■ Rows from a dataset of charts and code:
========================================================================

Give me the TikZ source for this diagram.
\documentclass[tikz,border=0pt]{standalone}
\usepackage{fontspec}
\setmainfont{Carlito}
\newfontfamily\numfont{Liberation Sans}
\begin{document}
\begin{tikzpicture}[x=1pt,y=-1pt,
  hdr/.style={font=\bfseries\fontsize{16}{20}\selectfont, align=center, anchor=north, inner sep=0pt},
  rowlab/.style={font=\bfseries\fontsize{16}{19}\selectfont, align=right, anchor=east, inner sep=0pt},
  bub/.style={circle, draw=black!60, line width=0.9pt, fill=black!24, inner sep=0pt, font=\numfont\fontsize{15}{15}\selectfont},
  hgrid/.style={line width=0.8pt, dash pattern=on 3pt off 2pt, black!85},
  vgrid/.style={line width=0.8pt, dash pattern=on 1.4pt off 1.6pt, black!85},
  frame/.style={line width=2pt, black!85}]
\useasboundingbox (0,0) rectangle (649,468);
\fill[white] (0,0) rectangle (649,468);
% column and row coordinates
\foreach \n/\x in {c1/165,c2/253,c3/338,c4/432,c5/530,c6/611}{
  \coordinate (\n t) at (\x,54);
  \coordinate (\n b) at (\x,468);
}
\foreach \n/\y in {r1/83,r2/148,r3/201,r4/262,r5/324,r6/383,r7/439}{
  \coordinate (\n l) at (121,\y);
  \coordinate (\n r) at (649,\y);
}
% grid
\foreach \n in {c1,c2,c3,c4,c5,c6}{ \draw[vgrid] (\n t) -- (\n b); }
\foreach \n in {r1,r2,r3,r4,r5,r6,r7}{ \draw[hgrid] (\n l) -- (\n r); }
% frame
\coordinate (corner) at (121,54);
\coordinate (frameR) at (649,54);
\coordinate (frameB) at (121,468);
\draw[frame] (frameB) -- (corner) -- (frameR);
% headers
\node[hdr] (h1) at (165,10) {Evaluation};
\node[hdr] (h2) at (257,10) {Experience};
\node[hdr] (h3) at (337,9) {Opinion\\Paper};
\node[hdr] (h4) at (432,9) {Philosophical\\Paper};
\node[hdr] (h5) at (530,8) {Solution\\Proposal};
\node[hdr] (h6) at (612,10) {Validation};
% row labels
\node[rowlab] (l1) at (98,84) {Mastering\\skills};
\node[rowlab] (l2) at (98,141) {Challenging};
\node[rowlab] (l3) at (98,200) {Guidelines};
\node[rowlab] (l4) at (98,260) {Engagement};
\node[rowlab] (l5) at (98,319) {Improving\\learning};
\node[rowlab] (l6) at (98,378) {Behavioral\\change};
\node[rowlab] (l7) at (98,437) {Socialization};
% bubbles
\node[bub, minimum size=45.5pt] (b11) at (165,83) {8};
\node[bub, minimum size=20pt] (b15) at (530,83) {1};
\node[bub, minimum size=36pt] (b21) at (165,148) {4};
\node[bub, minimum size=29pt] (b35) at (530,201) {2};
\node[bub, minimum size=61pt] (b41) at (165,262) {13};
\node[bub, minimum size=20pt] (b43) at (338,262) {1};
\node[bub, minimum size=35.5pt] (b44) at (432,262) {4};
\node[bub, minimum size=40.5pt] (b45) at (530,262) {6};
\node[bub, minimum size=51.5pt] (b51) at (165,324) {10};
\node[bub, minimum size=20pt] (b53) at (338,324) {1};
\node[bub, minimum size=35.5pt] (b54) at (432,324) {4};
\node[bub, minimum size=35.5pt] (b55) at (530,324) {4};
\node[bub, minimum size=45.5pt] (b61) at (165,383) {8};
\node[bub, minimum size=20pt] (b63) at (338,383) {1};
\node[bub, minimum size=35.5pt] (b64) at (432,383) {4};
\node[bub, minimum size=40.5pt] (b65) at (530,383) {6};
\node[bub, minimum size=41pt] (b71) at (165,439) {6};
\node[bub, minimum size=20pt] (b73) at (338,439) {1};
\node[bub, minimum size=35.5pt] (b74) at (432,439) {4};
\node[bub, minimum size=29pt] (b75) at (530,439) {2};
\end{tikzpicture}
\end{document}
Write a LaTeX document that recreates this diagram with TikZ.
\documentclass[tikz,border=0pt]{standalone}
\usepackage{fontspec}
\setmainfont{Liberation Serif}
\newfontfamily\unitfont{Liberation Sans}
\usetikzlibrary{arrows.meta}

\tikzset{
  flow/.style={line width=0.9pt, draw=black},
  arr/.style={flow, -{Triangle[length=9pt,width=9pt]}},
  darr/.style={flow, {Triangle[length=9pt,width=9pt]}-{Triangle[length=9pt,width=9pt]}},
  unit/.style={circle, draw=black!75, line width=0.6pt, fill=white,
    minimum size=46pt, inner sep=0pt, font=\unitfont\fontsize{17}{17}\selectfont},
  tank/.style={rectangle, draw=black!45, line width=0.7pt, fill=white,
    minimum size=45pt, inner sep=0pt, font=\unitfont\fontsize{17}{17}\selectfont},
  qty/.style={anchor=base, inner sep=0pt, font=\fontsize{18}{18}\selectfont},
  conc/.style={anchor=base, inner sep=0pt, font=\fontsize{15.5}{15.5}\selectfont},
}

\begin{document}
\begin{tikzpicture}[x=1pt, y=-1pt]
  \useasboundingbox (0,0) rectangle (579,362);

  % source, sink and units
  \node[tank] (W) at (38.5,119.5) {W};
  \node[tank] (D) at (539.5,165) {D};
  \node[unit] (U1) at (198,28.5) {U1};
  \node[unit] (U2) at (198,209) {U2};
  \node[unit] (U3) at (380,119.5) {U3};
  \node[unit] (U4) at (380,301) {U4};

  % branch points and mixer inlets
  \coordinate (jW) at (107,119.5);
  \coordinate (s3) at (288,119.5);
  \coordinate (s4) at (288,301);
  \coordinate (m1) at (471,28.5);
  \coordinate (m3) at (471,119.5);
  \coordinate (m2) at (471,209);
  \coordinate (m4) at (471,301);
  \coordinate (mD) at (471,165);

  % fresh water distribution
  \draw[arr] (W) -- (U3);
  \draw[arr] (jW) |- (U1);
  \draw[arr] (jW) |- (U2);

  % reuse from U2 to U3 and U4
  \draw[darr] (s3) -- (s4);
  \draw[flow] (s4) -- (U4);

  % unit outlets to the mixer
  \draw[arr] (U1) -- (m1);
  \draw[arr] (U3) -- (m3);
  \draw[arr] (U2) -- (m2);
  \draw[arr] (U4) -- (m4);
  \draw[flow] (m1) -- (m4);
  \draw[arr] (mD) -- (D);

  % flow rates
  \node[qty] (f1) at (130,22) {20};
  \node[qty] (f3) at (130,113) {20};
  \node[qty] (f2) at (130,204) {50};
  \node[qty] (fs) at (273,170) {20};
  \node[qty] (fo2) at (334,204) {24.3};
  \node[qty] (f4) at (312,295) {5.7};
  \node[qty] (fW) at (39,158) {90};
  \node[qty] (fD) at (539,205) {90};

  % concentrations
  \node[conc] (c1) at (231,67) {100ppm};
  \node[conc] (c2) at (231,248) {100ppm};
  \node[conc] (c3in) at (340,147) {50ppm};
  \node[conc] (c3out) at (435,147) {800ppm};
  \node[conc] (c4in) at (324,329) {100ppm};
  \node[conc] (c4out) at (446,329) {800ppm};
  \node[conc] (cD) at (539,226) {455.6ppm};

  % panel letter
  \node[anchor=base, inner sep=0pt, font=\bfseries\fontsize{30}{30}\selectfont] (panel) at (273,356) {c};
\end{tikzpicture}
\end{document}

========================================================================

Extract the run of lines that opens with the line containing "Write a LaTeX" and closes with the line containing "(U4) at (380,301)"; reproduce it exactly and add nothing.

Write a LaTeX document that recreates this diagram with TikZ.
\documentclass[tikz,border=0pt]{standalone}
\usepackage{fontspec}
\setmainfont{Liberation Serif}
\newfontfamily\unitfont{Liberation Sans}
\usetikzlibrary{arrows.meta}

\tikzset{
  flow/.style={line width=0.9pt, draw=black},
  arr/.style={flow, -{Triangle[length=9pt,width=9pt]}},
  darr/.style={flow, {Triangle[length=9pt,width=9pt]}-{Triangle[length=9pt,width=9pt]}},
  unit/.style={circle, draw=black!75, line width=0.6pt, fill=white,
    minimum size=46pt, inner sep=0pt, font=\unitfont\fontsize{17}{17}\selectfont},
  tank/.style={rectangle, draw=black!45, line width=0.7pt, fill=white,
    minimum size=45pt, inner sep=0pt, font=\unitfont\fontsize{17}{17}\selectfont},
  qty/.style={anchor=base, inner sep=0pt, font=\fontsize{18}{18}\selectfont},
  conc/.style={anchor=base, inner sep=0pt, font=\fontsize{15.5}{15.5}\selectfont},
}

\begin{document}
\begin{tikzpicture}[x=1pt, y=-1pt]
  \useasboundingbox (0,0) rectangle (579,362);

  % source, sink and units
  \node[tank] (W) at (38.5,119.5) {W};
  \node[tank] (D) at (539.5,165) {D};
  \node[unit] (U1) at (198,28.5) {U1};
  \node[unit] (U2) at (198,209) {U2};
  \node[unit] (U3) at (380,119.5) {U3};
  \node[unit] (U4) at (380,301) {U4};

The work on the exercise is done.